Every Wednesday this semester, roughly 20 students walked into McCosh 50 for one of Princeton’s 15 undergraduate classes taught in person. But this class was unique for another reason; although the students are together, no professor awaits them inside.
Professor David Miller has taught EGR 219: Business Ethics — Succeeding without Selling Your Soul through the Keller Center for over five years. Popular among upperclass students preparing to enter the workforce, the class provides frameworks for evaluating ethical decisions that arise in the business world.
However, the class looked very different this year, as some students gathered in person on campus while Miller taught remotely. As the semester comes to a close and the student body anxiously awaits a decision on the learning format for the coming year, EGR 219 provides an example of finding a creative middle ground.
Miller’s class on business ethics is a continuation of the work he started while getting an M.Div. and a Ph.D. at Princeton Theological Seminary. There, he was guided by the question “how do you compete well and stay grounded in your values and not compromise yourself?”
Miller takes advantage of his connections from 16 years in the business world to provide new perspectives for his students. In just the past couple of years, he has invited such guests as the CEO of Tyson, the founder of the Vanguard investment fund, and the whistleblower at Enron.
After cancelling the class in the fall, Miller was originally resistant to the idea of teaching the class during the pandemic at all.
“[It] has this huge personal practitioner component … I couldn't get my mind on how I could do that in a two-dimensional screen with little boxes,” he said.
But in November, when the administration offered the faculty the option of the hybrid model, Miller wanted to give seniors one last chance to take the class and decided to put in the work to offer the class in this format.
“The pandemic’s going longer than we all thought, you know, it's not a one- or two-semester problem,” he explained. “For all we know, it could be a five- or six-semester problem or a challenge to pedagogy and everything.”
With a dictated maximum class size of 42 people, the limits to in-person learning quickly became clear — Miller’s class usually enrolls 150 students.
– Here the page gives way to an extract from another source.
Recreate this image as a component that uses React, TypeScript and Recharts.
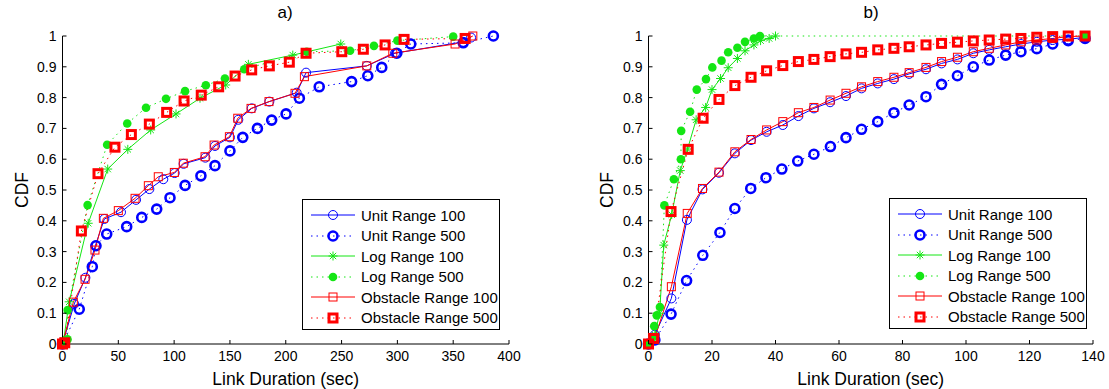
import React from 'react';
import { LineChart, Line, XAxis, YAxis, Label } from 'recharts';

const seriesNames = ['Unit Range 100', 'Unit Range 500', 'Log Range 100', 'Log Range 500', 'Obstacle Range 100', 'Obstacle Range 500'];

// panel a) : [link duration, cdf]
const aUnit100 = [[0, 0], [10.5, 0.13], [20.5, 0.215], [29.5, 0.32], [37.5, 0.406], [52.4, 0.428], [65.9, 0.468], [77.8, 0.503], [90.3, 0.535], [100.5, 0.555], [108.5, 0.585], [128, 0.605], [136.6, 0.643], [150, 0.671], [157.5, 0.728], [169.5, 0.765], [185.3, 0.787], [209.8, 0.816], [218.2, 0.881], [272.6, 0.903], [297.9, 0.944], [359, 0.981], [366, 0.995]];
const aUnit500 = [[0, 0], [15, 0.113], [26.7, 0.251], [30, 0.319], [39.6, 0.357], [57.5, 0.381], [71, 0.411], [84.4, 0.438], [96.3, 0.475], [109.8, 0.515], [124, 0.546], [136.6, 0.579], [150, 0.627], [161.5, 0.671], [174.6, 0.7], [187.4, 0.727], [200.3, 0.747], [212.2, 0.798], [230, 0.835], [259, 0.852], [273.5, 0.871], [286, 0.898], [299.5, 0.944], [312, 0.974], [359, 0.978], [386, 1.0]];
const aLog100 = [[0, 0], [1, 0.012], [6, 0.137], [23, 0.392], [40.5, 0.568], [58.5, 0.632], [79, 0.695], [101.7, 0.747], [123.2, 0.798], [146.2, 0.841], [166.5, 0.908], [206.3, 0.938], [249.3, 0.974]];
const aLog500 = [[0, 0], [4.5, 0.015], [4.6, 0.11], [22.5, 0.451], [40, 0.647], [58, 0.716], [74.8, 0.767], [92.7, 0.796], [109.8, 0.821], [128.4, 0.84], [145.5, 0.862], [162.8, 0.892], [218.8, 0.949], [257.6, 0.952], [279, 0.968], [300, 0.985], [350, 0.998]];
const aObstacle100 = [[0, 0], [9.7, 0.136], [20.2, 0.21], [29.1, 0.305], [36.6, 0.408], [50, 0.433], [65, 0.473], [76.9, 0.514], [85.8, 0.543], [100.2, 0.557], [108.2, 0.587], [127.7, 0.608], [135.8, 0.646], [149.5, 0.673], [157, 0.733], [168.9, 0.765], [185, 0.787], [208.3, 0.814], [216.7, 0.868], [272.6, 0.903], [295.9, 0.944], [351.7, 0.974], [367.6, 1.0]];
const aObstacle500 = [[0, 0], [2, 0.004], [16.9, 0.367], [31.8, 0.553], [47, 0.639], [61.7, 0.68], [77.8, 0.714], [93.3, 0.752], [108.9, 0.789], [124.3, 0.808], [139.9, 0.835], [154.6, 0.87], [169.5, 0.89], [185.3, 0.903], [203.2, 0.915], [218.2, 0.944], [250.2, 0.949], [269.5, 0.957], [289, 0.971], [306, 0.989], [360.7, 0.992]];

// panel b)
const bUnit100 = [[0, 0], [2, 0.03], [7.2, 0.148], [12.1, 0.403], [17, 0.502], [22.2, 0.556], [27.2, 0.619], [32.3, 0.662], [37.2, 0.689], [42.3, 0.711], [47.2, 0.74], [52.1, 0.765], [57.2, 0.785], [62.2, 0.805], [67.1, 0.83], [72.2, 0.846], [77.3, 0.86], [82.1, 0.877], [87.4, 0.892], [92.3, 0.911], [97.3, 0.924], [102.3, 0.944], [107.3, 0.955], [112.5, 0.965], [117.3, 0.974], [122.3, 0.981], [127.3, 0.987], [132.2, 0.989], [137.5, 0.996]];
const bUnit500 = [[0, 0], [2, 0.013], [7.1, 0.097], [12, 0.206], [17.1, 0.288], [22.5, 0.362], [27.2, 0.44], [32.2, 0.505], [37, 0.54], [42, 0.568], [47, 0.594], [52.1, 0.616], [57.3, 0.641], [62.2, 0.67], [67.1, 0.697], [72.2, 0.722], [77.3, 0.751], [82.1, 0.776], [87.4, 0.803], [92.3, 0.843], [97.3, 0.871], [102.3, 0.9], [107.3, 0.922], [112.5, 0.938], [117.3, 0.949], [122.3, 0.959], [127.3, 0.974], [132.2, 0.985], [137.5, 0.992]];
const bLog100 = [[0, 0], [2, 0.03], [3.5, 0.1], [4.8, 0.321], [7.3, 0.42], [10, 0.563], [12.3, 0.633], [15, 0.728], [18, 0.768], [20, 0.826], [22.7, 0.862], [25.1, 0.897], [28, 0.927], [30.4, 0.952], [33.2, 0.971], [35.3, 0.985], [38, 0.992], [40, 1.0]];
const bLog500 = [[0, 0], [1.2, 0.02], [1.8, 0.058], [2.6, 0.093], [3.6, 0.12], [5, 0.45], [8, 0.535], [10.2, 0.6], [10.3, 0.692], [13.1, 0.754], [15.2, 0.826], [18.1, 0.86], [20.1, 0.898], [23, 0.92], [25.1, 0.947], [28, 0.962], [30.4, 0.981], [33.2, 0.992], [35.1, 1.0], [137.5, 1.0]];
const bObstacle100 = [[0, 0], [2, 0.02], [7.2, 0.186], [12.2, 0.424], [17, 0.505], [22.2, 0.558], [27.2, 0.624], [32.3, 0.664], [37.2, 0.695], [42.3, 0.722], [47.2, 0.751], [52.1, 0.768], [57.2, 0.792], [62.2, 0.814], [67.1, 0.835], [72.2, 0.852], [77.3, 0.866], [82.1, 0.881], [87.4, 0.898], [92.3, 0.917], [97.3, 0.931], [102.3, 0.949], [107.3, 0.96], [112.5, 0.971], [117.3, 0.981], [122.3, 0.987], [127.3, 0.992], [132.2, 0.998], [137.5, 1.0]];
const bObstacle500 = [[0, 0], [1.6, 0.018], [7.1, 0.43], [12.5, 0.632], [17.2, 0.733], [22.2, 0.794], [27.2, 0.839], [32.3, 0.866], [37.2, 0.887], [42.3, 0.904], [47.2, 0.917], [52.1, 0.924], [57.2, 0.933], [62.2, 0.942], [67.1, 0.947], [72.2, 0.955], [77.3, 0.96], [82.1, 0.965], [87.4, 0.971], [92.3, 0.976], [97.3, 0.98], [102.3, 0.984], [107.3, 0.987], [112.5, 0.99], [117.3, 0.992], [122.3, 0.996], [127.3, 0.998], [132.2, 1.0], [137.5, 1.0]];

const aXTicks = [0, 50, 100, 150, 200, 250, 300, 350, 400];
const bXTicks = [0, 20, 40, 60, 80, 100, 120, 140];
const yTicks = [0, 0.1, 0.2, 0.3, 0.4, 0.5, 0.6, 0.7, 0.8, 0.9, 1];

const BLUE = '#0000ff';
const GREEN = '#14e614';
const RED = '#ff0000';

type Kind = 'circle' | 'boldCircle' | 'star' | 'dot' | 'square' | 'boldSquare';
const styles: { color: string; dotted: boolean; kind: Kind }[] = [
  { color: BLUE, dotted: false, kind: 'circle' },
  { color: BLUE, dotted: true, kind: 'boldCircle' },
  { color: GREEN, dotted: false, kind: 'star' },
  { color: GREEN, dotted: true, kind: 'dot' },
  { color: RED, dotted: false, kind: 'square' },
  { color: RED, dotted: true, kind: 'boldSquare' },
];

const toPts = (a: number[][]) => a.map(([x, y]) => ({ x, y }));

function Marker({ kind, cx, cy, color }: { kind: Kind; cx: number; cy: number; color: string }) {
  if (kind === 'circle') return <circle cx={cx} cy={cy} r={4.5} fill="none" stroke={color} strokeWidth={1} />;
  if (kind === 'boldCircle') return <circle cx={cx} cy={cy} r={4.5} fill="none" stroke={color} strokeWidth={2.6} />;
  if (kind === 'dot') return <circle cx={cx} cy={cy} r={4.3} fill={color} stroke="none" />;
  if (kind === 'square') return <rect x={cx - 4} y={cy - 4} width={8} height={8} fill="none" stroke={color} strokeWidth={1} />;
  if (kind === 'boldSquare') return <rect x={cx - 4} y={cy - 4} width={8} height={8} fill="none" stroke={color} strokeWidth={3} />;
  const d = 4.5;
  const e = 3.2;
  return (
    <g stroke={color} strokeWidth={1}>
      <line x1={cx - d} x2={cx + d} y1={cy} y2={cy} />
      <line x1={cx} x2={cx} y1={cy - d} y2={cy + d} />
      <line x1={cx - e} x2={cx + e} y1={cy - e} y2={cy + e} />
      <line x1={cx - e} x2={cx + e} y1={cy + e} y2={cy - e} />
    </g>
  );
}

const YTick = (p: any) => (
  <g>
    <line x1={p.x + 6} x2={p.x + 10} y1={p.y} y2={p.y} stroke="#000" />
    <text x={p.x} y={p.y} dy="0.35em" textAnchor="end" fontSize={14} fill="#000">{p.payload.value}</text>
  </g>
);

const XTick = (p: any) => (
  <g>
    <line x1={p.x} x2={p.x} y1={p.y - 6} y2={p.y - 10} stroke="#000" />
    <text x={p.x} y={p.y} dy="0.75em" textAnchor="middle" fontSize={14} fill="#000">{p.payload.value}</text>
  </g>
);

function Panel({ left, width, yWidth, right, xMax, xTicks, series, cdfOffset }: {
  left: number; width: number; yWidth: number; right: number; xMax: number; xTicks: number[]; series: number[][][]; cdfOffset: number;
}) {
  return (
    <div style={{ position: 'absolute', left, top: 0 }}>
      <LineChart width={width} height={389} margin={{ top: 36, right, bottom: 0, left: 0 }}>
        <XAxis dataKey="x" type="number" domain={[0, xMax]} ticks={xTicks} interval={0} height={45}
          axisLine={{ stroke: '#000' }} tickLine={false} tickSize={0} tickMargin={6} tick={(p: any) => <XTick {...p} />}>
          <Label value="Link Duration (sec)" position="insideBottom" offset={4} fontSize={17.5} fill="#000" />
        </XAxis>
        <YAxis type="number" domain={[0, 1]} ticks={yTicks} interval={0} width={yWidth}
          axisLine={{ stroke: '#000' }} tickLine={false} tickSize={0} tickMargin={6} tick={(p: any) => <YTick {...p} />}>
          <Label value="CDF" angle={-90} position="insideLeft" offset={cdfOffset} fontSize={17.5} fill="#000" style={{ textAnchor: 'middle' }} />
        </YAxis>
        {series.map((s, i) => (
          <Line key={seriesNames[i]} name={seriesNames[i]} data={toPts(s)} dataKey="y" type="linear"
            stroke={styles[i].color} strokeWidth={1} strokeDasharray={styles[i].dotted ? '1.5 4' : undefined}
            isAnimationActive={false} activeDot={false}
            dot={(p: any) => <Marker key={`m${i}-${p.index}`} kind={styles[i].kind} cx={p.cx} cy={p.cy} color={styles[i].color} />} />
        ))}
      </LineChart>
    </div>
  );
}

function LegendBox({ left, top }: { left: number; top: number }) {
  return (
    <div style={{ position: 'absolute', left, top, width: 198, height: 131, border: '1px solid #000', background: '#fff', boxSizing: 'border-box', paddingTop: 5 }}>
      {seriesNames.map((n, i) => (
        <div key={n} style={{ display: 'flex', alignItems: 'center', height: 20.5 }}>
          <svg width={58} height={20} style={{ flex: 'none' }}>
            <line x1={8} x2={52} y1={10} y2={10} stroke={styles[i].color} strokeWidth={1} strokeDasharray={styles[i].dotted ? '1.5 4' : undefined} />
            <Marker kind={styles[i].kind} cx={30} cy={10} color={styles[i].color} />
          </svg>
          <span style={{ fontSize: 15, color: '#000', whiteSpace: 'nowrap' }}>{n}</span>
        </div>
      ))}
    </div>
  );
}

export default function App() {
  return (
    <div style={{ position: 'absolute', left: 0, top: 0, width: 1109, height: 389, background: '#fff', fontFamily: '"Liberation Sans", Arial, sans-serif' }}>
      <Panel left={0} width={540} yWidth={62.5} right={31} xMax={400} xTicks={aXTicks} cdfOffset={22}
        series={[aUnit100, aUnit500, aLog100, aLog500, aObstacle100, aObstacle500]} />
      <Panel left={560} width={549} yWidth={88.5} right={16} xMax={140} xTicks={bXTicks} cdfOffset={47}
        series={[bUnit100, bUnit500, bLog100, bLog500, bObstacle100, bObstacle500]} />
      <div style={{ position: 'absolute', left: 265, top: 3, width: 40, textAlign: 'center', fontSize: 17 }}>a)</div>
      <div style={{ position: 'absolute', left: 851, top: 3, width: 40, textAlign: 'center', fontSize: 17 }}>b)</div>
      <LegendBox left={302} top={199} />
      <LegendBox left={889} top={198} />
    </div>
  );
}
Rather than meeting, as per usual, in one of the mid-sized lecture halls on campus, Miller’s class meets in McCosh 50, which normally accommodates 445 students.
Although Miller was originally going to teach the class in-person, personal circumstances kept him in Florida during the semester, adding another wrinkle to his efforts.
Teaching remotely poses additional challenges to Miller because of his enthusiastic, interactive teaching style and his pedagogy of mixing theory with practice.
“As I walk around the classroom, I call on students whether they've raised their hand or not … to engage in a conversation and help practice thinking on our feet and practice ethical discourse,” Miller explained.
Miller has run into complications with translating his participation-heavy class to a hybrid format. During the first class, Miller worried that students in McCosh 50 were left out because these students could not participate in discussions conducted on Zoom.
To solve this issue, Miller and his preceptor suggested that every student, even those present in the classroom, log in to Zoom. Since about half of the class does not meet in person, this practice allows for each student to participate equally. So what’s the point, one may ask?
Amy Abdalla ’21, at least, has an answer. Although some students have stopped coming to McCosh 50 simply to log in to Zoom, Abdalla said she continued to go. “Little peaks of community ... can still happen,” she said.
Such “moments of community” occur in even the most mundane of circumstances. Abdalla remembers that the students in McCosh 50 collaborated to help the preceptor figure out an issue with Zoom during the third class this semester.
This technical issue was one of many. Miller specifically cited the Office of Information Technology, the McGraw Center, and the administration for their help in setting up the class.
But Abdalla still thinks more could be done. “I think that there has not been enough support on the technical side from the University for the hybrid model to run as efficiently as it could,” she said. She felt time was lost getting all the people involved in the class in disparate locations on the same page.
Miller acknowledged these difficulties. “We've had to, frankly, learn on the fly,” he said, speaking of his lead preceptor and himself.
It’s far from perfect, but students agree that this special class is worth the extra effort.
Miller schedules one-on-one meetings with each student every semester to ensure that he gets to know everyone well, this semester being no exception. He also keeps in steady touch with students from every year since he has been teaching.
Having taken the class in her junior year, Tiffany Chen ’20 expressed that it was unlike any other in her course of study.
"I think that a lot of classes at Princeton are not very practical ... but Business Ethics was one of the most applicable classes, and I could see very clearly how it would affect my decision-making when I went out to work in the corporate world,” said Chen.
Alumna of the class Devon Naftzger ’16 said that the class instilled in her the idea that everyone must bring their whole self — including morality and ethics — to work every day.
“When I got to Morgan Stanley, Dr. Miller's class really helped empower me to speak up,” Naftzger said. “It gave me the courage that I think I needed going into an investment banking career where I was the lowest rung on the totem pole,” she said.
This year presents difficulties for students and professors alike, but Miller and his class rose to the challenge.
“Gee, if we're part of the Keller Center and we're all about innovation, I might as well innovate," said Miller.